WORK TO DO: Carry none of the pictures over; set down the material below exactly.
+-------+
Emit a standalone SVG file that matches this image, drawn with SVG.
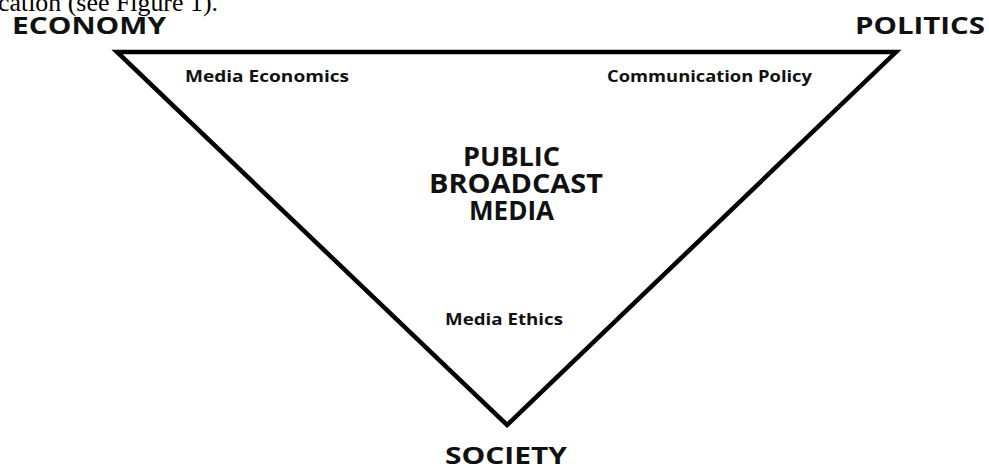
<svg xmlns="http://www.w3.org/2000/svg" width="989" height="467" viewBox="0 0 989 467">
<style>
.lbl{font-family:"Open Sans","Liberation Sans",sans-serif;font-weight:bold;fill:#111}
.big{font-size:23px}
.sm{font-size:16.5px}
.ctr{font-size:27px}
.cap{font-family:"Liberation Serif",serif;font-size:25px;fill:#000}
</style>
<rect width="989" height="467" fill="#fff"/>
<text class="cap" x="-2" y="11" textLength="220" lengthAdjust="spacingAndGlyphs">cation (see Figure 1).</text>
<g id="connectors">
<polygon points="117,52 896,52 507,425" fill="none" stroke="#000" stroke-width="4.5" stroke-linejoin="miter"/>
</g>
<g id="economy"><text class="lbl big" x="12" y="34" textLength="154" lengthAdjust="spacingAndGlyphs">ECONOMY</text></g>
<g id="politics"><text class="lbl big" x="855" y="34" textLength="130" lengthAdjust="spacingAndGlyphs">POLITICS</text></g>
<g id="society"><text class="lbl big" x="445" y="464" style="font-size:24px" textLength="122" lengthAdjust="spacingAndGlyphs">SOCIETY</text></g>
<g id="media-economics"><text class="lbl sm" x="185" y="82" textLength="164" lengthAdjust="spacingAndGlyphs">Media Economics</text></g>
<g id="communication-policy"><text class="lbl sm" x="607" y="82" textLength="205" lengthAdjust="spacingAndGlyphs">Communication Policy</text></g>
<g id="media-ethics"><text class="lbl sm" x="445" y="325" textLength="118" lengthAdjust="spacingAndGlyphs">Media Ethics</text></g>
<g id="public-broadcast-media">
<text class="lbl ctr" x="463" y="166" textLength="97" lengthAdjust="spacingAndGlyphs">PUBLIC</text>
<text class="lbl ctr" x="429" y="193" textLength="174" lengthAdjust="spacingAndGlyphs">BROADCAST</text>
<text class="lbl ctr" x="469" y="220" textLength="85" lengthAdjust="spacingAndGlyphs">MEDIA</text>
</g>
</svg>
+-------+
SOLUTION TO THIS TASK:
Emit a standalone SVG file that matches this image, drawn with SVG.
<svg xmlns="http://www.w3.org/2000/svg" width="989" height="467" viewBox="0 0 989 467">
<style>
.lbl{font-family:"Open Sans","Liberation Sans",sans-serif;font-weight:bold;fill:#111}
.big{font-size:23px}
.sm{font-size:16.5px}
.ctr{font-size:27px}
.cap{font-family:"Liberation Serif",serif;font-size:25px;fill:#000}
</style>
<rect width="989" height="467" fill="#fff"/>
<text class="cap" x="-2" y="11" textLength="220" lengthAdjust="spacingAndGlyphs">cation (see Figure 1).</text>
<g id="connectors">
<polygon points="117,52 896,52 507,425" fill="none" stroke="#000" stroke-width="4.5" stroke-linejoin="miter"/>
</g>
<g id="economy"><text class="lbl big" x="12" y="34" textLength="154" lengthAdjust="spacingAndGlyphs">ECONOMY</text></g>
<g id="politics"><text class="lbl big" x="855" y="34" textLength="130" lengthAdjust="spacingAndGlyphs">POLITICS</text></g>
<g id="society"><text class="lbl big" x="445" y="464" style="font-size:24px" textLength="122" lengthAdjust="spacingAndGlyphs">SOCIETY</text></g>
<g id="media-economics"><text class="lbl sm" x="185" y="82" textLength="164" lengthAdjust="spacingAndGlyphs">Media Economics</text></g>
<g id="communication-policy"><text class="lbl sm" x="607" y="82" textLength="205" lengthAdjust="spacingAndGlyphs">Communication Policy</text></g>
<g id="media-ethics"><text class="lbl sm" x="445" y="325" textLength="118" lengthAdjust="spacingAndGlyphs">Media Ethics</text></g>
<g id="public-broadcast-media">
<text class="lbl ctr" x="463" y="166" textLength="97" lengthAdjust="spacingAndGlyphs">PUBLIC</text>
<text class="lbl ctr" x="429" y="193" textLength="174" lengthAdjust="spacingAndGlyphs">BROADCAST</text>
<text class="lbl ctr" x="469" y="220" textLength="85" lengthAdjust="spacingAndGlyphs">MEDIA</text>
</g>
</svg>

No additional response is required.